• Given request
Copy all of the material word for word, except for the pictures.

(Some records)

☆ ☆ ☆

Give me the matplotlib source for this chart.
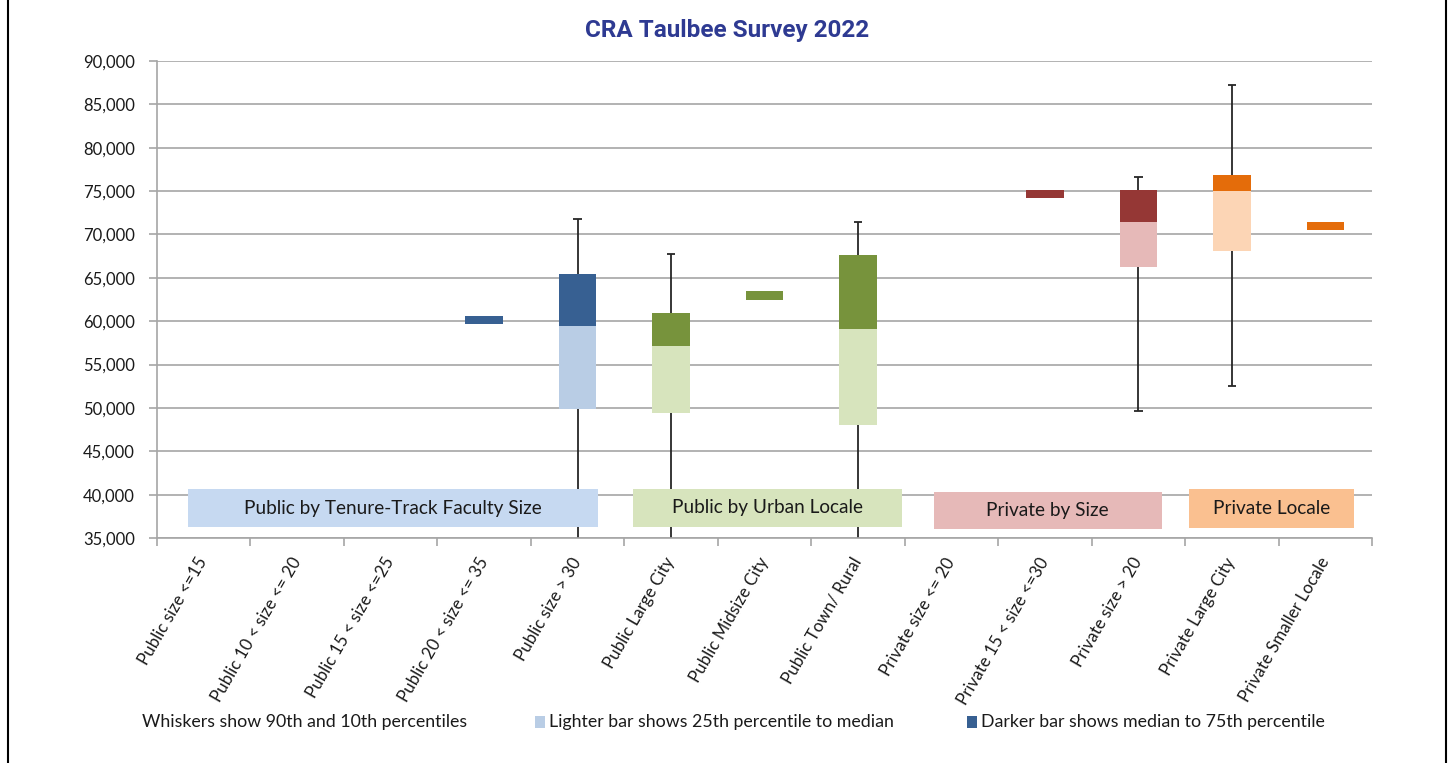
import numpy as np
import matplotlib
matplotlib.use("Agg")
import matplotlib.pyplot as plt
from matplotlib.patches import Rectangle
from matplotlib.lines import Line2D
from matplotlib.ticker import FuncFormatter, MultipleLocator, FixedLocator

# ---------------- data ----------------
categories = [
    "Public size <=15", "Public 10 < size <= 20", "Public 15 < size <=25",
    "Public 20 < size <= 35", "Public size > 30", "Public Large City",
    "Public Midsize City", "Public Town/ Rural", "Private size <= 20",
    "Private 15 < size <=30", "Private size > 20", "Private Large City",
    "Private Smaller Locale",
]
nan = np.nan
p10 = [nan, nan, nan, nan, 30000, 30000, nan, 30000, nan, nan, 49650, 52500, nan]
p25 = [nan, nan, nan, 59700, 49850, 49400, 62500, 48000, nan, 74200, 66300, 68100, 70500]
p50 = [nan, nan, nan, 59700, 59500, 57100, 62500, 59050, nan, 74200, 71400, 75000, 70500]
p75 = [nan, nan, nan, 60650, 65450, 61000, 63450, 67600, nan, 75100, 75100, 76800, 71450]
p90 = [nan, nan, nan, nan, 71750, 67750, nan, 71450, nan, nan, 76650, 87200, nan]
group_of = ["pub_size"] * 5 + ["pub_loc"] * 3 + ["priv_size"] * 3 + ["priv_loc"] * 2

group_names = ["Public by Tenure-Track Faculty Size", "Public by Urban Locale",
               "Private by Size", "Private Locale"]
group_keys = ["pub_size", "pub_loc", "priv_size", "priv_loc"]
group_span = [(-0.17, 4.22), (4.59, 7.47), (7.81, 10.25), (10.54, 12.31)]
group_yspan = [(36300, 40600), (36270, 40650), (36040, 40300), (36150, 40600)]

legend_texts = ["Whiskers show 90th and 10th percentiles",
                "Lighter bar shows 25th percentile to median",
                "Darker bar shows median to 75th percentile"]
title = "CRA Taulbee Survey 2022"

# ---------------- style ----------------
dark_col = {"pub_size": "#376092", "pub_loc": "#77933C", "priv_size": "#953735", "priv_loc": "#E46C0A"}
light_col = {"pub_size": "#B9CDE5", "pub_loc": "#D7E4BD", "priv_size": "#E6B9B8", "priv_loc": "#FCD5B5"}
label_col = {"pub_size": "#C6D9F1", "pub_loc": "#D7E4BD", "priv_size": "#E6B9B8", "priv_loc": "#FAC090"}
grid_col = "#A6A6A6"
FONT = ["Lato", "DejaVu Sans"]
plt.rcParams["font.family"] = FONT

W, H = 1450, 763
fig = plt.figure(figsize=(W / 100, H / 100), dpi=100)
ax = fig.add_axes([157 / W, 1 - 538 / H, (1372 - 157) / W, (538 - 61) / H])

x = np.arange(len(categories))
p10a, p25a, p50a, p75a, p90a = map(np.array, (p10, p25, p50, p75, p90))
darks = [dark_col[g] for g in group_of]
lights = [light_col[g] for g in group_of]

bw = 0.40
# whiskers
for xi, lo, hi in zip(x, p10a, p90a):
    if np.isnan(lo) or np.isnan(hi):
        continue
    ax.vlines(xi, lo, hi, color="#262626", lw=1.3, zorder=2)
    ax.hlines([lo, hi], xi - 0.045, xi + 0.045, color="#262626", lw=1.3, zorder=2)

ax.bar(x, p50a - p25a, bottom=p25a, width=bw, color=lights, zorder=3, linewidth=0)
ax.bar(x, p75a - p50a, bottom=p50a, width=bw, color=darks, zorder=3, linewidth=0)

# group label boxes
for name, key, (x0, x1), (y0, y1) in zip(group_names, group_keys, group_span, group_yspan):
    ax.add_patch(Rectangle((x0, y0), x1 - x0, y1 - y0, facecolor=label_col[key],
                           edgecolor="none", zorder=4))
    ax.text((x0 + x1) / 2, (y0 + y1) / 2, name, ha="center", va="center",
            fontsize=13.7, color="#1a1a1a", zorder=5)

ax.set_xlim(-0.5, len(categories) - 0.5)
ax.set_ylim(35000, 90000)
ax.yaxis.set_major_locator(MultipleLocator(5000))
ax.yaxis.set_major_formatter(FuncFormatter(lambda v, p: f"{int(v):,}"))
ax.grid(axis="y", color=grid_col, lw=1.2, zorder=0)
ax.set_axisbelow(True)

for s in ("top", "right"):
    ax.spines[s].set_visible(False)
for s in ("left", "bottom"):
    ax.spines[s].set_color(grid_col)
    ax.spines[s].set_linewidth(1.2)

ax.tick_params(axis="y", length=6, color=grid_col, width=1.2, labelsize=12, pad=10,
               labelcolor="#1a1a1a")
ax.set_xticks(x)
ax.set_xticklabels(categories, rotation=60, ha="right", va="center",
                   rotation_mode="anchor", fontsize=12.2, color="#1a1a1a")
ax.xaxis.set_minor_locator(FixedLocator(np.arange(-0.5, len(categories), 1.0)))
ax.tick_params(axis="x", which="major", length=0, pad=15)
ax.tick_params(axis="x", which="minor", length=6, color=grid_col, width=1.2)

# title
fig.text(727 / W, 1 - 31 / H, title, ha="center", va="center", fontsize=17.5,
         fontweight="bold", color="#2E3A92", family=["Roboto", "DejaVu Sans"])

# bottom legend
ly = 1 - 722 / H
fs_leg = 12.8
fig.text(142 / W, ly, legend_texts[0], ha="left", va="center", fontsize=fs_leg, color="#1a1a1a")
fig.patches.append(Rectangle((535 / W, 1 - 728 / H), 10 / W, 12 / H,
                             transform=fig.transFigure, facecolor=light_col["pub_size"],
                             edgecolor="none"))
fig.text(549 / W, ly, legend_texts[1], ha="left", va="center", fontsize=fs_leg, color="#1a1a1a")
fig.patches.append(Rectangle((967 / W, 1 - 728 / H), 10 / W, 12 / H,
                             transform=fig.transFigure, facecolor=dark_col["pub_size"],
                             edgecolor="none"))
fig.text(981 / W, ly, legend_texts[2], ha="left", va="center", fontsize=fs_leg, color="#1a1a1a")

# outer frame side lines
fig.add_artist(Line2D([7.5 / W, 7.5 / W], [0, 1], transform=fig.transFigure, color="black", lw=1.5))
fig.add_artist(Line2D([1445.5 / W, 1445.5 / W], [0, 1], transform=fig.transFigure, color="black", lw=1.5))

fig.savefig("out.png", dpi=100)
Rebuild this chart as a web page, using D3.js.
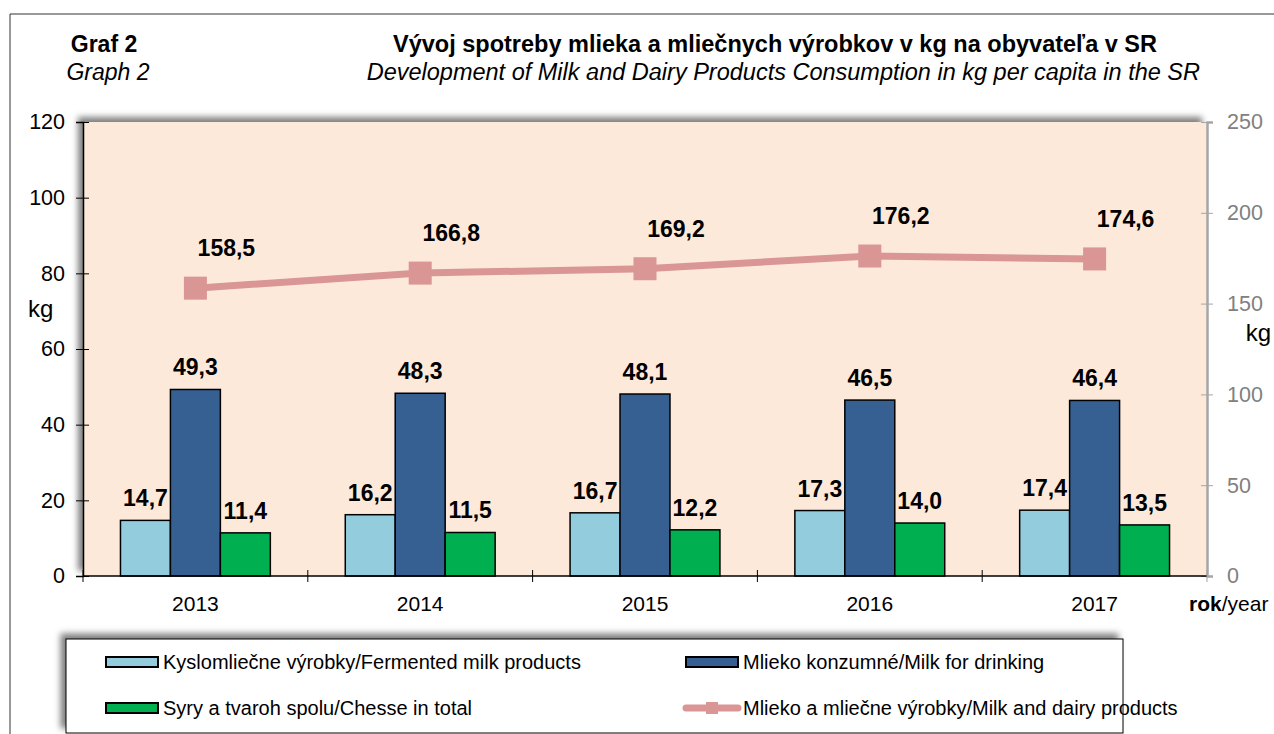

☆ ☆ ☆

• Problem solution
Give me the matplotlib source for this chart.
import numpy as np
import matplotlib
matplotlib.use("Agg")
import matplotlib.pyplot as plt
from matplotlib.patches import Rectangle
from matplotlib.lines import Line2D
from matplotlib.ticker import FuncFormatter, MultipleLocator, FixedLocator

# ---------------- data ----------------
categories = [
    "Public size <=15", "Public 10 < size <= 20", "Public 15 < size <=25",
    "Public 20 < size <= 35", "Public size > 30", "Public Large City",
    "Public Midsize City", "Public Town/ Rural", "Private size <= 20",
    "Private 15 < size <=30", "Private size > 20", "Private Large City",
    "Private Smaller Locale",
]
nan = np.nan
p10 = [nan, nan, nan, nan, 30000, 30000, nan, 30000, nan, nan, 49650, 52500, nan]
p25 = [nan, nan, nan, 59700, 49850, 49400, 62500, 48000, nan, 74200, 66300, 68100, 70500]
p50 = [nan, nan, nan, 59700, 59500, 57100, 62500, 59050, nan, 74200, 71400, 75000, 70500]
p75 = [nan, nan, nan, 60650, 65450, 61000, 63450, 67600, nan, 75100, 75100, 76800, 71450]
p90 = [nan, nan, nan, nan, 71750, 67750, nan, 71450, nan, nan, 76650, 87200, nan]
group_of = ["pub_size"] * 5 + ["pub_loc"] * 3 + ["priv_size"] * 3 + ["priv_loc"] * 2

group_names = ["Public by Tenure-Track Faculty Size", "Public by Urban Locale",
               "Private by Size", "Private Locale"]
group_keys = ["pub_size", "pub_loc", "priv_size", "priv_loc"]
group_span = [(-0.17, 4.22), (4.59, 7.47), (7.81, 10.25), (10.54, 12.31)]
group_yspan = [(36300, 40600), (36270, 40650), (36040, 40300), (36150, 40600)]

legend_texts = ["Whiskers show 90th and 10th percentiles",
                "Lighter bar shows 25th percentile to median",
                "Darker bar shows median to 75th percentile"]
title = "CRA Taulbee Survey 2022"

# ---------------- style ----------------
dark_col = {"pub_size": "#376092", "pub_loc": "#77933C", "priv_size": "#953735", "priv_loc": "#E46C0A"}
light_col = {"pub_size": "#B9CDE5", "pub_loc": "#D7E4BD", "priv_size": "#E6B9B8", "priv_loc": "#FCD5B5"}
label_col = {"pub_size": "#C6D9F1", "pub_loc": "#D7E4BD", "priv_size": "#E6B9B8", "priv_loc": "#FAC090"}
grid_col = "#A6A6A6"
FONT = ["Lato", "DejaVu Sans"]
plt.rcParams["font.family"] = FONT

W, H = 1450, 763
fig = plt.figure(figsize=(W / 100, H / 100), dpi=100)
ax = fig.add_axes([157 / W, 1 - 538 / H, (1372 - 157) / W, (538 - 61) / H])

x = np.arange(len(categories))
p10a, p25a, p50a, p75a, p90a = map(np.array, (p10, p25, p50, p75, p90))
darks = [dark_col[g] for g in group_of]
lights = [light_col[g] for g in group_of]

bw = 0.40
# whiskers
for xi, lo, hi in zip(x, p10a, p90a):
    if np.isnan(lo) or np.isnan(hi):
        continue
    ax.vlines(xi, lo, hi, color="#262626", lw=1.3, zorder=2)
    ax.hlines([lo, hi], xi - 0.045, xi + 0.045, color="#262626", lw=1.3, zorder=2)

ax.bar(x, p50a - p25a, bottom=p25a, width=bw, color=lights, zorder=3, linewidth=0)
ax.bar(x, p75a - p50a, bottom=p50a, width=bw, color=darks, zorder=3, linewidth=0)

# group label boxes
for name, key, (x0, x1), (y0, y1) in zip(group_names, group_keys, group_span, group_yspan):
    ax.add_patch(Rectangle((x0, y0), x1 - x0, y1 - y0, facecolor=label_col[key],
                           edgecolor="none", zorder=4))
    ax.text((x0 + x1) / 2, (y0 + y1) / 2, name, ha="center", va="center",
            fontsize=13.7, color="#1a1a1a", zorder=5)

ax.set_xlim(-0.5, len(categories) - 0.5)
ax.set_ylim(35000, 90000)
ax.yaxis.set_major_locator(MultipleLocator(5000))
ax.yaxis.set_major_formatter(FuncFormatter(lambda v, p: f"{int(v):,}"))
ax.grid(axis="y", color=grid_col, lw=1.2, zorder=0)
ax.set_axisbelow(True)

for s in ("top", "right"):
    ax.spines[s].set_visible(False)
for s in ("left", "bottom"):
    ax.spines[s].set_color(grid_col)
    ax.spines[s].set_linewidth(1.2)

ax.tick_params(axis="y", length=6, color=grid_col, width=1.2, labelsize=12, pad=10,
               labelcolor="#1a1a1a")
ax.set_xticks(x)
ax.set_xticklabels(categories, rotation=60, ha="right", va="center",
                   rotation_mode="anchor", fontsize=12.2, color="#1a1a1a")
ax.xaxis.set_minor_locator(FixedLocator(np.arange(-0.5, len(categories), 1.0)))
ax.tick_params(axis="x", which="major", length=0, pad=15)
ax.tick_params(axis="x", which="minor", length=6, color=grid_col, width=1.2)

# title
fig.text(727 / W, 1 - 31 / H, title, ha="center", va="center", fontsize=17.5,
         fontweight="bold", color="#2E3A92", family=["Roboto", "DejaVu Sans"])

# bottom legend
ly = 1 - 722 / H
fs_leg = 12.8
fig.text(142 / W, ly, legend_texts[0], ha="left", va="center", fontsize=fs_leg, color="#1a1a1a")
fig.patches.append(Rectangle((535 / W, 1 - 728 / H), 10 / W, 12 / H,
                             transform=fig.transFigure, facecolor=light_col["pub_size"],
                             edgecolor="none"))
fig.text(549 / W, ly, legend_texts[1], ha="left", va="center", fontsize=fs_leg, color="#1a1a1a")
fig.patches.append(Rectangle((967 / W, 1 - 728 / H), 10 / W, 12 / H,
                             transform=fig.transFigure, facecolor=dark_col["pub_size"],
                             edgecolor="none"))
fig.text(981 / W, ly, legend_texts[2], ha="left", va="center", fontsize=fs_leg, color="#1a1a1a")

# outer frame side lines
fig.add_artist(Line2D([7.5 / W, 7.5 / W], [0, 1], transform=fig.transFigure, color="black", lw=1.5))
fig.add_artist(Line2D([1445.5 / W, 1445.5 / W], [0, 1], transform=fig.transFigure, color="black", lw=1.5))

fig.savefig("out.png", dpi=100)
Rebuild this chart as a web page, using D3.js.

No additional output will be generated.